- GIVEN DATA:
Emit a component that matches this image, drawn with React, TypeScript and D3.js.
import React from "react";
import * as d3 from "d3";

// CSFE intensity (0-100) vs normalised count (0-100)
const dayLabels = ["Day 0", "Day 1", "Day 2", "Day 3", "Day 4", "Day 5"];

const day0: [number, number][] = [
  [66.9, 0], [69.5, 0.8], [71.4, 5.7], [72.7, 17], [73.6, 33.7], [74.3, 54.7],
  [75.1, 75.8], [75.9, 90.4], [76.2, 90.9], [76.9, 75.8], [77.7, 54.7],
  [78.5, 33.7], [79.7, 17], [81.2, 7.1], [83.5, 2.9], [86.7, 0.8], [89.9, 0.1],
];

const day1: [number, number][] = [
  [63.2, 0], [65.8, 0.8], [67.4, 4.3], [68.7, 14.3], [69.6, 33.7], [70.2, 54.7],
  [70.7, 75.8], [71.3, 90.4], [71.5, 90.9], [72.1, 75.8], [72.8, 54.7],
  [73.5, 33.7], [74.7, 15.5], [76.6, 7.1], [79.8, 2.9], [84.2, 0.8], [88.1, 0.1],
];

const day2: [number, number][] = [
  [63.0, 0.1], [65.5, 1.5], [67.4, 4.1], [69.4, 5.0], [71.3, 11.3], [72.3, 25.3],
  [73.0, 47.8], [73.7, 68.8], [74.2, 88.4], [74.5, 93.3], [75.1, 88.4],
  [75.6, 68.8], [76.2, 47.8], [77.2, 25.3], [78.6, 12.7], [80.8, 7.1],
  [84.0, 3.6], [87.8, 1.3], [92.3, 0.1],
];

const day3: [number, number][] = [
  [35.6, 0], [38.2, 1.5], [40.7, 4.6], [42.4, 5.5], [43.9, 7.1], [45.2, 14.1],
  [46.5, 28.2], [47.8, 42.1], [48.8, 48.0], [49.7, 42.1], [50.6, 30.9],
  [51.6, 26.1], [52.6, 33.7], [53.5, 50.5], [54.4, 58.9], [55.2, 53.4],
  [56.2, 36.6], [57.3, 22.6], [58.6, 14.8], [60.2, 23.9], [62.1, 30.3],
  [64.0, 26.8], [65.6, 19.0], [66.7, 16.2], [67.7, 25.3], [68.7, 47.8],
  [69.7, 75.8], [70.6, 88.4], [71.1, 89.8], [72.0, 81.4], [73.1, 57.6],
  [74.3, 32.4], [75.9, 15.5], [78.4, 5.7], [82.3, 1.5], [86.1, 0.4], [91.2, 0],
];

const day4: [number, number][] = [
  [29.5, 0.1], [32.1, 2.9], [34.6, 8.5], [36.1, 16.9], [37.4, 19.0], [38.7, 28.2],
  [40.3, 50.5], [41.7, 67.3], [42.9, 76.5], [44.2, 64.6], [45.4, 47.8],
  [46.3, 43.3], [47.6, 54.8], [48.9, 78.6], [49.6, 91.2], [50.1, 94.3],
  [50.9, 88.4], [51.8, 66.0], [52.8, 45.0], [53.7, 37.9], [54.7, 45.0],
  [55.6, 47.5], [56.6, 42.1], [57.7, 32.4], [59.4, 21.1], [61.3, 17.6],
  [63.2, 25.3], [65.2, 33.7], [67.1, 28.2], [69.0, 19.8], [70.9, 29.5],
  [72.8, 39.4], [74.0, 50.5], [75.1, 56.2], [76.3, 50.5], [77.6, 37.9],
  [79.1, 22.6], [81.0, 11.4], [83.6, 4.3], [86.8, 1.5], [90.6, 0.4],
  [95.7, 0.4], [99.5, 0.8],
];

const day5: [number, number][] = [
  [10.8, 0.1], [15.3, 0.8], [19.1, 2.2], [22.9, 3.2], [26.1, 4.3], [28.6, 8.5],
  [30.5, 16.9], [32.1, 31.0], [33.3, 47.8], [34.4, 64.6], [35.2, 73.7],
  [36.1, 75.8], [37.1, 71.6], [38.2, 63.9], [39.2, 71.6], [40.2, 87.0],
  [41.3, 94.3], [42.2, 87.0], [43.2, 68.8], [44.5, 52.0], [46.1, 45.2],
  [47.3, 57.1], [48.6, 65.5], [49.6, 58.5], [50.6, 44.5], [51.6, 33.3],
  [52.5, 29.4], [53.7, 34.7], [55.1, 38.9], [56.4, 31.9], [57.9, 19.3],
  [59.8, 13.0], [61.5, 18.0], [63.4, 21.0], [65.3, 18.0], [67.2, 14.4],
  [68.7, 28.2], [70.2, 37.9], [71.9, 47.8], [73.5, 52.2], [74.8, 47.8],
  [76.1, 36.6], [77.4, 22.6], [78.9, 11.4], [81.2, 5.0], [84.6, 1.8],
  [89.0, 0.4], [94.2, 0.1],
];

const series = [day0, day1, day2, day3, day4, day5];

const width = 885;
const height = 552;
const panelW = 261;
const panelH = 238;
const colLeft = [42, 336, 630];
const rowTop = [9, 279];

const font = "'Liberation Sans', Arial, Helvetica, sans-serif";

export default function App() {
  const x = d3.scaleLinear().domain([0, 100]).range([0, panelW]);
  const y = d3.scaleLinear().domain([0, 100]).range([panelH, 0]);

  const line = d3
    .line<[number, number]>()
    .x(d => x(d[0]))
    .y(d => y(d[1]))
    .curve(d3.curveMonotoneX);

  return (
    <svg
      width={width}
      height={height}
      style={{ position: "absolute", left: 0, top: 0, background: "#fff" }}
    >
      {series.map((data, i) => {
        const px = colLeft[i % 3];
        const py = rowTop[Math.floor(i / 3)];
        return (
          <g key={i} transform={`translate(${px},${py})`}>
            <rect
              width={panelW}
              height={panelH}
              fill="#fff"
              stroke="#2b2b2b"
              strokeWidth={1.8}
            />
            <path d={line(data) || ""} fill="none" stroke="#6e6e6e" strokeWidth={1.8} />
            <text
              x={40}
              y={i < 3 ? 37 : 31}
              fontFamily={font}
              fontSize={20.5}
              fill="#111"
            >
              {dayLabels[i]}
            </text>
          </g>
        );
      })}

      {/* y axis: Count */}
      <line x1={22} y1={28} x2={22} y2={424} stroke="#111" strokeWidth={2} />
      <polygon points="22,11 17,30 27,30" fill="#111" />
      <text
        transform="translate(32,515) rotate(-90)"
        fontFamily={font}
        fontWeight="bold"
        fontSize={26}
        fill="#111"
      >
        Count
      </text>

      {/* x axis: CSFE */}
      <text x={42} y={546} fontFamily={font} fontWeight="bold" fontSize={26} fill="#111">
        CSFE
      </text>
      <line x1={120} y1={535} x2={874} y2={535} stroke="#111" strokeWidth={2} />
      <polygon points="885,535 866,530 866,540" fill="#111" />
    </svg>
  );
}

- THE TASK:
Output the listing above exactly as it appears.

- COMPLETED EXERCISE:
Emit a component that matches this image, drawn with React, TypeScript and D3.js.
import React from "react";
import * as d3 from "d3";

// CSFE intensity (0-100) vs normalised count (0-100)
const dayLabels = ["Day 0", "Day 1", "Day 2", "Day 3", "Day 4", "Day 5"];

const day0: [number, number][] = [
  [66.9, 0], [69.5, 0.8], [71.4, 5.7], [72.7, 17], [73.6, 33.7], [74.3, 54.7],
  [75.1, 75.8], [75.9, 90.4], [76.2, 90.9], [76.9, 75.8], [77.7, 54.7],
  [78.5, 33.7], [79.7, 17], [81.2, 7.1], [83.5, 2.9], [86.7, 0.8], [89.9, 0.1],
];

const day1: [number, number][] = [
  [63.2, 0], [65.8, 0.8], [67.4, 4.3], [68.7, 14.3], [69.6, 33.7], [70.2, 54.7],
  [70.7, 75.8], [71.3, 90.4], [71.5, 90.9], [72.1, 75.8], [72.8, 54.7],
  [73.5, 33.7], [74.7, 15.5], [76.6, 7.1], [79.8, 2.9], [84.2, 0.8], [88.1, 0.1],
];

const day2: [number, number][] = [
  [63.0, 0.1], [65.5, 1.5], [67.4, 4.1], [69.4, 5.0], [71.3, 11.3], [72.3, 25.3],
  [73.0, 47.8], [73.7, 68.8], [74.2, 88.4], [74.5, 93.3], [75.1, 88.4],
  [75.6, 68.8], [76.2, 47.8], [77.2, 25.3], [78.6, 12.7], [80.8, 7.1],
  [84.0, 3.6], [87.8, 1.3], [92.3, 0.1],
];

const day3: [number, number][] = [
  [35.6, 0], [38.2, 1.5], [40.7, 4.6], [42.4, 5.5], [43.9, 7.1], [45.2, 14.1],
  [46.5, 28.2], [47.8, 42.1], [48.8, 48.0], [49.7, 42.1], [50.6, 30.9],
  [51.6, 26.1], [52.6, 33.7], [53.5, 50.5], [54.4, 58.9], [55.2, 53.4],
  [56.2, 36.6], [57.3, 22.6], [58.6, 14.8], [60.2, 23.9], [62.1, 30.3],
  [64.0, 26.8], [65.6, 19.0], [66.7, 16.2], [67.7, 25.3], [68.7, 47.8],
  [69.7, 75.8], [70.6, 88.4], [71.1, 89.8], [72.0, 81.4], [73.1, 57.6],
  [74.3, 32.4], [75.9, 15.5], [78.4, 5.7], [82.3, 1.5], [86.1, 0.4], [91.2, 0],
];

const day4: [number, number][] = [
  [29.5, 0.1], [32.1, 2.9], [34.6, 8.5], [36.1, 16.9], [37.4, 19.0], [38.7, 28.2],
  [40.3, 50.5], [41.7, 67.3], [42.9, 76.5], [44.2, 64.6], [45.4, 47.8],
  [46.3, 43.3], [47.6, 54.8], [48.9, 78.6], [49.6, 91.2], [50.1, 94.3],
  [50.9, 88.4], [51.8, 66.0], [52.8, 45.0], [53.7, 37.9], [54.7, 45.0],
  [55.6, 47.5], [56.6, 42.1], [57.7, 32.4], [59.4, 21.1], [61.3, 17.6],
  [63.2, 25.3], [65.2, 33.7], [67.1, 28.2], [69.0, 19.8], [70.9, 29.5],
  [72.8, 39.4], [74.0, 50.5], [75.1, 56.2], [76.3, 50.5], [77.6, 37.9],
  [79.1, 22.6], [81.0, 11.4], [83.6, 4.3], [86.8, 1.5], [90.6, 0.4],
  [95.7, 0.4], [99.5, 0.8],
];

const day5: [number, number][] = [
  [10.8, 0.1], [15.3, 0.8], [19.1, 2.2], [22.9, 3.2], [26.1, 4.3], [28.6, 8.5],
  [30.5, 16.9], [32.1, 31.0], [33.3, 47.8], [34.4, 64.6], [35.2, 73.7],
  [36.1, 75.8], [37.1, 71.6], [38.2, 63.9], [39.2, 71.6], [40.2, 87.0],
  [41.3, 94.3], [42.2, 87.0], [43.2, 68.8], [44.5, 52.0], [46.1, 45.2],
  [47.3, 57.1], [48.6, 65.5], [49.6, 58.5], [50.6, 44.5], [51.6, 33.3],
  [52.5, 29.4], [53.7, 34.7], [55.1, 38.9], [56.4, 31.9], [57.9, 19.3],
  [59.8, 13.0], [61.5, 18.0], [63.4, 21.0], [65.3, 18.0], [67.2, 14.4],
  [68.7, 28.2], [70.2, 37.9], [71.9, 47.8], [73.5, 52.2], [74.8, 47.8],
  [76.1, 36.6], [77.4, 22.6], [78.9, 11.4], [81.2, 5.0], [84.6, 1.8],
  [89.0, 0.4], [94.2, 0.1],
];

const series = [day0, day1, day2, day3, day4, day5];

const width = 885;
const height = 552;
const panelW = 261;
const panelH = 238;
const colLeft = [42, 336, 630];
const rowTop = [9, 279];

const font = "'Liberation Sans', Arial, Helvetica, sans-serif";

export default function App() {
  const x = d3.scaleLinear().domain([0, 100]).range([0, panelW]);
  const y = d3.scaleLinear().domain([0, 100]).range([panelH, 0]);

  const line = d3
    .line<[number, number]>()
    .x(d => x(d[0]))
    .y(d => y(d[1]))
    .curve(d3.curveMonotoneX);

  return (
    <svg
      width={width}
      height={height}
      style={{ position: "absolute", left: 0, top: 0, background: "#fff" }}
    >
      {series.map((data, i) => {
        const px = colLeft[i % 3];
        const py = rowTop[Math.floor(i / 3)];
        return (
          <g key={i} transform={`translate(${px},${py})`}>
            <rect
              width={panelW}
              height={panelH}
              fill="#fff"
              stroke="#2b2b2b"
              strokeWidth={1.8}
            />
            <path d={line(data) || ""} fill="none" stroke="#6e6e6e" strokeWidth={1.8} />
            <text
              x={40}
              y={i < 3 ? 37 : 31}
              fontFamily={font}
              fontSize={20.5}
              fill="#111"
            >
              {dayLabels[i]}
            </text>
          </g>
        );
      })}

      {/* y axis: Count */}
      <line x1={22} y1={28} x2={22} y2={424} stroke="#111" strokeWidth={2} />
      <polygon points="22,11 17,30 27,30" fill="#111" />
      <text
        transform="translate(32,515) rotate(-90)"
        fontFamily={font}
        fontWeight="bold"
        fontSize={26}
        fill="#111"
      >
        Count
      </text>

      {/* x axis: CSFE */}
      <text x={42} y={546} fontFamily={font} fontWeight="bold" fontSize={26} fill="#111">
        CSFE
      </text>
      <line x1={120} y1={535} x2={874} y2={535} stroke="#111" strokeWidth={2} />
      <polygon points="885,535 866,530 866,540" fill="#111" />
    </svg>
  );
}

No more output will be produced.